MP Brokenshire said: ‘Whilst building new homes is vital, we must take every care to avoid unnecessary loss of habitats that provide much-needed space for nature, including birds.

‘Developments should enhance natural environments, not destroy them. Netting trees and hedgerows is only likely to be appropriate where it is genuinely needed to protect birds from harm during development.

‘I hope developers will take these words on board and play their full role to make sure we can deliver new communities in an environmentally sustainable way.’

As you can imagine, the RSPB’s director for conservation, Martin Harper, is also quite concerned about birds nesting sites being netted in preparation for destruction. He said: ‘We cannot keep trying to squeeze nature into smaller and smaller spaces or demand that wildlife fits in with our plans. Across the UK wildlife is vanishing at an alarming rate, and our planning system must play a vital role in not just reversing this decline but helping nature to recover.

‘Tree and hedge removal should be completed outside of nesting season. However, if there is absolutely no alternative, then netting must be used sparingly in line with the legal duties and responsibilities on developers, including regular checks to ensure wildlife isn’t getting trapped, injured or worse.

‘We are pleased to see the Secretary of State is acknowledging the concerns many people have about the use of netting, and how strongly we all feel about sharing our future neighbourhoods with nature rather than pushing it away.’

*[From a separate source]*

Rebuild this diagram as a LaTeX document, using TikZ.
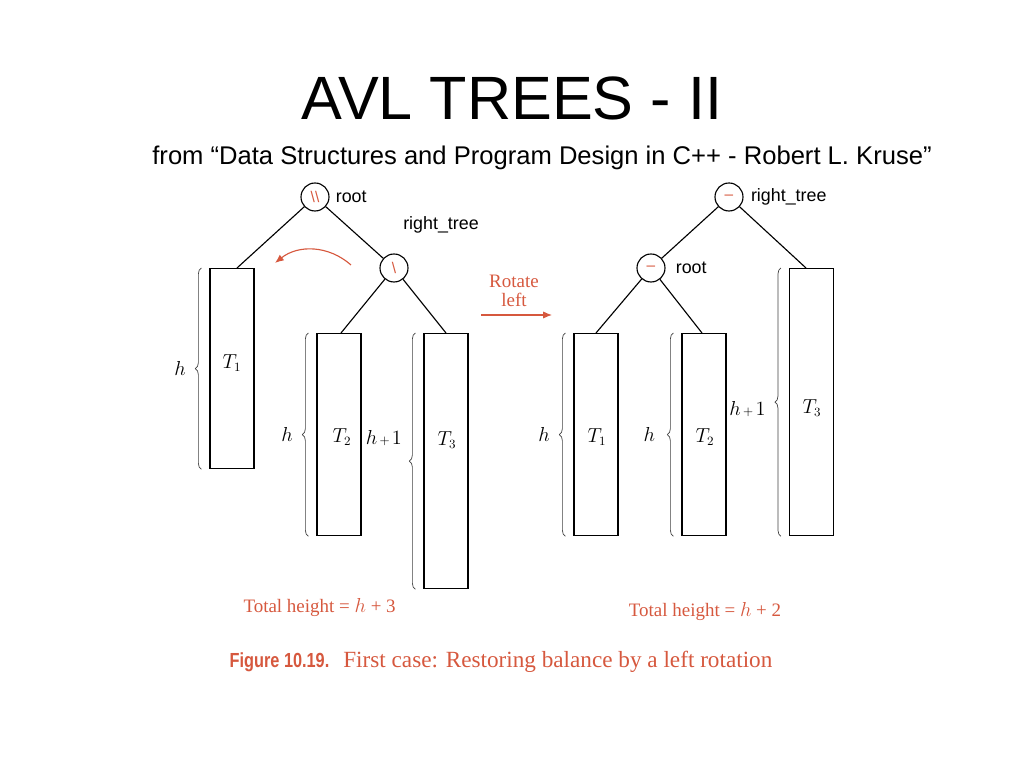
\documentclass[tikz,border=0pt]{standalone}
\usepackage{fontspec}
\setmainfont{Liberation Serif}
\setsansfont{Liberation Sans}
\newfontfamily\figfont[FakeStretch=0.8]{Liberation Sans}
\usetikzlibrary{decorations.pathreplacing,arrows.meta,positioning}
\definecolor{avlred}{RGB}{214,88,62}
\newcommand{\hplus}{$h\mkern2mu{\scriptstyle+}\mkern2mu1$}

\begin{document}
\begin{tikzpicture}[
    every node/.style = {inner sep = 0pt},
    bal/.style = {draw, circle, minimum size = 0.7cm, line width = 0.8pt,
      text = avlred, font = \sffamily\fontsize{11}{11}\selectfont},
    sub/.style = {draw, rectangle, minimum width = 1.1cm, line width = 0.9pt, anchor = north},
    edge/.style = {line width = 0.8pt},
    lbl/.style = {font = \sffamily\fontsize{12.7}{14}\selectfont},
    ht/.style = {font = \fontsize{13.5}{13}\selectfont},
    hbrace/.style = {decorate, decoration = {brace, amplitude = 0.15cm},
      line width = 0.5pt, color = black!75},
    redarrow/.style = {color = avlred, line width = 0.8pt, -{Latex[length = 2.2mm, width = 1.8mm]}}
  ]
    \useasboundingbox (0, 0) rectangle (25.6, 19.2);

    \coordinate (swingS) at (8.775, 12.575);
    \coordinate (swingE) at (6.875, 12.625);

    \coordinate (rotS) at (12.025, 11.325);
    \coordinate (rotE) at (13.8, 11.325);

    \node[font = \sffamily\fontsize{43.5}{50}\selectfont, anchor = base] (title) at (12.8, 16.2) {AVL TREES - II};
    \node[font = \sffamily\fontsize{18.2}{22}\selectfont, anchor = base] (source) at (13.55, 15.08)
      {from “Data Structures and Program Design in C++ - Robert L. Kruse”};

    % before the rotation
    \node[bal] (rootA) at (7.875, 14.275) {\textbackslash\textbackslash};
    \node[bal] (rightA) at (9.85, 12.5) {\textbackslash};
    \node[lbl, right = 0.15cm of rootA] (rootAlbl) {root};
    \node[lbl] (rightAlbl) at (11.025, 13.575) {right\_tree};

    \node[sub, minimum height = 5cm] (T1A) at (5.8, 12.5) {};
    \node[sub, minimum height = 5.05cm] (T2A) at (8.475, 10.875) {};
    \node[sub, minimum height = 6.375cm] (T3A) at (11.15, 10.875) {};

    \node[ht] (T1Alab) at (5.8, 10.125) {$T_1$};
    \node[ht] (T2Alab) at (8.55, 8.275) {$T_2$};
    \node[ht] (T3Alab) at (11.175, 8.2) {$T_3$};

    \draw[edge] (rootA) -- ([xshift = 0.125cm]T1A.north);
    \draw[edge] (rootA) -- (rightA);
    \draw[edge] (rightA) -- ([xshift = 0.05cm]T2A.north);
    \draw[edge] (rightA) -- (T3A.north);

    \draw[hbrace] ([xshift = -0.2cm]T1A.south west) -- ([xshift = -0.2cm]T1A.north west)
      node[midway, left = 0.38cm, ht, color = black] (hT1A) {$h$};
    \draw[hbrace] ([xshift = -0.2cm]T2A.south west) -- ([xshift = -0.2cm]T2A.north west)
      node[midway, left = 0.38cm, ht, color = black] (hT2A) {$h$};
    \draw[hbrace] ([xshift = -0.2cm]T3A.south west) -- ([xshift = -0.2cm]T3A.north west)
      node[pos = 0.59, left = 0.33cm, ht, color = black] (hT3A) {\hplus};

    \draw[redarrow] (swingS) to[bend right = 40] (swingE);

    \node[ht, text = avlred, align = center] (rotlbl) at (12.85, 11.925) {Rotate\\left};
    \draw[redarrow] (rotS) -- (rotE);

    % after the rotation
    \node[bal] (rightB) at (18.225, 14.275) {\textendash};
    \node[bal] (rootB) at (16.275, 12.5) {\textendash};
    \node[lbl, right = 0.18cm of rightB] (rightBlbl) {right\_tree};
    \node[lbl, right = 0.25cm of rootB] (rootBlbl) {root};

    \node[sub, minimum height = 5.05cm] (T1B) at (14.9, 10.875) {};
    \node[sub, minimum height = 5.05cm] (T2B) at (17.6, 10.875) {};
    \node[sub, minimum height = 6.675cm] (T3B) at (20.29, 12.5) {};

    \node[ht] (T1Blab) at (14.925, 8.275) {$T_1$};
    \node[ht] (T2Blab) at (17.625, 8.275) {$T_2$};
    \node[ht] (T3Blab) at (20.3, 9.0) {$T_3$};

    \draw[edge] (rightB) -- (rootB);
    \draw[edge] (rightB) -- ([xshift = -0.14cm]T3B.north);
    \draw[edge] (rootB) -- (T1B.north);
    \draw[edge] (rootB) -- ([xshift = -0.05cm]T2B.north);

    \draw[hbrace] ([xshift = -0.2cm]T1B.south west) -- ([xshift = -0.2cm]T1B.north west)
      node[midway, left = 0.38cm, ht, color = black] (hT1B) {$h$};
    \draw[hbrace] ([xshift = -0.2cm]T2B.south west) -- ([xshift = -0.2cm]T2B.north west)
      node[midway, left = 0.45cm, ht, color = black] (hT2B) {$h$};
    \draw[hbrace] ([xshift = -0.2cm]T3B.south west) -- ([xshift = -0.2cm]T3B.north west)
      node[pos = 0.476, left = 0.38cm, ht, color = black] (hT3B) {\hplus};

    \node[ht, text = avlred] (totA) at (7.99, 4.0) {Total height = $h$ + 3};
    \node[ht, text = avlred] (totB) at (17.625, 3.9) {Total height = $h$ + 2};

    \node[text = avlred, font = \fontsize{16.5}{18}\selectfont] (caption) at (12.525, 2.65)
      {{\figfont\bfseries\fontsize{14.5}{16}\selectfont Figure 10.19.}\hspace{0.35cm}First case: Restoring balance by a left rotation};
  \end{tikzpicture}
\end{document}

Tenants get right to sue landlords over property repairs


Landlords who don’t sort out repairs can now be sued by their tenants.

Under the new rules, which cover both private and social landlords, tenants can take action if problems like damp, leaks and so on aren’t dealt with – and they’re also entitled to compensation.

A landlord is now in breach if there are serious defects in areas such as repairs, stability, damp, ventilation, water supply and disposal, drainage, and cooking facilities.

Additionally, even internal arrangement and natural lighting are covered.

Tweeting today, homelessness charity Shelter said ‘Good news today for tenants affected by disrepair, as the Fitness for Human Habitation Act is now law’.